OTTAWA — The Conservative government knew as far back as last year that Defence Department budget cuts had made its multi-billion-dollar shopping list of military equipment “unaffordable,” Postmedia News has learned.

As a result, National Defence officials have been urging the government since May 2011 to push the reset button and re-evaluate “the level of ambition” for its vaunted plan to rebuild the Canadian Forces.

The Canada First Defence Strategy, the centrepiece of the Conservative government’s long-term vision for the military, was unveiled with much fanfare in May 2008 and promised to invest $490 billion in new equipment and upgrades over the next 20 years.
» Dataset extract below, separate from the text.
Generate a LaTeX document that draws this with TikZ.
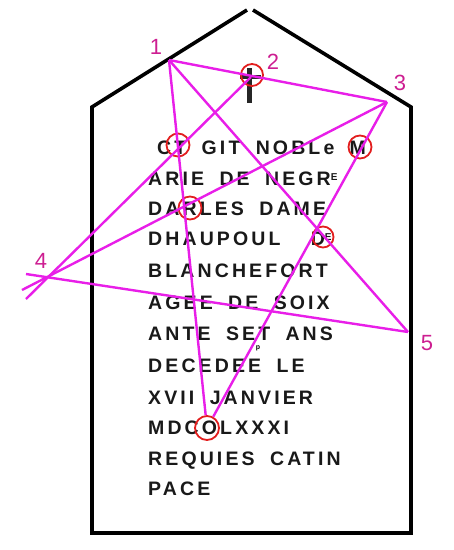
\documentclass[tikz,border=0pt]{standalone}
\usepackage{fontspec}
\setmainfont{Liberation Sans}
\newfontfamily\stonefont[LetterSpace=16,WordSpace=1.8]{Liberation Sans Bold}
\newcommand{\supE}{\raisebox{4.5pt}{\fontsize{10}{10}\selectfont E}}
\definecolor{linemag}{RGB}{232,30,232}
\definecolor{circred}{RGB}{226,30,30}
\definecolor{labmag}{RGB}{205,30,145}
\begin{document}
\begin{tikzpicture}[x=1pt,y=-1pt,
  stone/.style={line width=3.6pt,black,line join=miter},
  txt/.style={anchor=base west,inner sep=0pt,font=\stonefont\fontsize{19.5}{19.5}\selectfont,text=black!90},
  ring/.style={circle,draw=circred,line width=1.8pt,minimum size=23pt,inner sep=0pt},
  mline/.style={linemag,line width=2.4pt},
  lab/.style={text=labmag,font=\fontsize{22}{22}\selectfont,inner sep=0pt}]
\useasboundingbox (0,0) rectangle (454,550);
% stone outline
\draw[stone] (247,10) -- (92,107) -- (92,533) -- (411,533) -- (411,107) -- (253,10);
% cross
\fill[black!85] (246.5,68) rectangle (251.5,103);
\fill[black!85] (240,75) rectangle (261,79);
% inscription
\node[txt] (l1) at (157,154) {CT GIT NOBLe M};
\node[txt] (l2) at (148,185) {ARIE DE NEGR\supE};
\node[txt] (l3) at (148,215) {DARLES DAME};
\node[txt] (l4) at (148,245) {DHAUPOUL\hspace{15pt} D\supE};
\node[txt] (l5) at (148,277) {BLANCHEFORT};
\node[txt] (l6) at (148,309) {AGEE DE SOIX};
\node[txt] (l7) at (148,340) {ANTE SET ANS};
\node[txt] (l8) at (148,372) {DECEDEE LE};
\node[txt] (l9) at (148,404) {XVII JANVIER};
\node[txt] (l10) at (148,434) {MDCOLXXXI};
\node[txt] (l11) at (148,465) {REQUIES CATIN};
\node[txt] (l12) at (148,495) {PACE};
\node[inner sep=0pt,font=\bfseries\fontsize{7}{7}\selectfont] (pmark) at (258,348) {p};
% red circles
\node[ring] (cT) at (178,145) {};
\node[ring] (cM) at (360,147) {};
\node[ring] (cR) at (190,208) {};
\node[ring,minimum size=21pt] (cE) at (323,237) {};
\node[ring,minimum size=24pt] (cO) at (207,428) {};
\node[ring,minimum size=22pt] (c2) at (252,75) {};
% points
\coordinate (p1) at (169,60);
\coordinate (p2) at (251,77);
\coordinate (p3) at (387,102);
\coordinate (p4) at (48,277);
\coordinate (p5) at (408,332);
\coordinate (e42) at (26,299);
\coordinate (e43) at (22,290);
\coordinate (e45) at (26,274);
% construction lines
\draw[mline] (p1) -- (p3);
\draw[mline] (p1) -- (cO);
\draw[mline] (p1) -- (p5);
\draw[mline] (p3) -- (cO);
\draw[mline] (e42) -- (p2);
\draw[mline] (e43) -- (p3);
\draw[mline] (e45) -- (p5);
% labels
\node[lab] (n1) at (156,47) {1};
\node[lab] (n2) at (273,62) {2};
\node[lab] (n3) at (400,83) {3};
\node[lab] (n4) at (41,261) {4};
\node[lab] (n5) at (427,343) {5};
\end{tikzpicture}
\end{document}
“The Canada First Defence Strategy will strengthen our sovereignty and our security,” Prime Minister Stephen Harper said at the time.

“Our government will ensure that Canadian Forces have the personnel and equipment they need to do their job, to protect our values and project our interests, to fulfil Canada’s international commitments, to keep our true north strong and free.”

The long list of projects includes building a fleet of new naval vessels, dozens of new military aircraft and hundreds of vehicles for the army, as well as important upgrades and refits for existing equipment.

But briefing notes prepared for Associate Defence Minister Julian Fantino weeks after the last federal election and obtained through Access to Information show he was warned billions of dollars in spending reductions had rendered the Canada First Defence Strategy impossible to fulfill.

“The funding reductions from Budget 2010 and the reduced funding line going forward will make the Canada First Defence Strategy (CFDS) unaffordable,” reads the briefing material.

“The department will be challenged to deliver on the CFDS commitments as a result of forecasted decreases in funding and increased in costs,” it adds.

A key part of the Canada First Defence Strategy was annual increases to the defence budget over the next two decades. But the 2010 federal budget cut those increases in half. This past federal budget went further, ordering $1.1 billion in spending reductions over the next three years over and on top of $1.1 in budget cuts this year.

The briefing material notes that the government has planned to undertake periodic reviews of the strategy, the first of which was to be undertaken last year. To that end, National Defence officials recommended the government “conduct a CFDS Reset to confirm the level of ambition,” among other things.

An official in Defence Minister Peter MacKay’s office confirmed Monday that the strategy is being reviewed, but he would not offer specifics, including whether the plan to invest $490 billion over 20 years has changed.

“Minister MacKay is working with Minister Fantino and officials to refresh the Canada First Defence Strategy,” Jay Paxton said in an email. “Until this work is complete, it would be misleading and disingenuous to allocate an investment amount to such an important document.”

Philippe Lagasse, an expert on military procurement at the University of Ottawa, said the Conservative government intentionally built up a reputation for supporting the military even though it was hard-pressed to fulfil the commitments laid out in the Canada First Defence Strategy from the beginning.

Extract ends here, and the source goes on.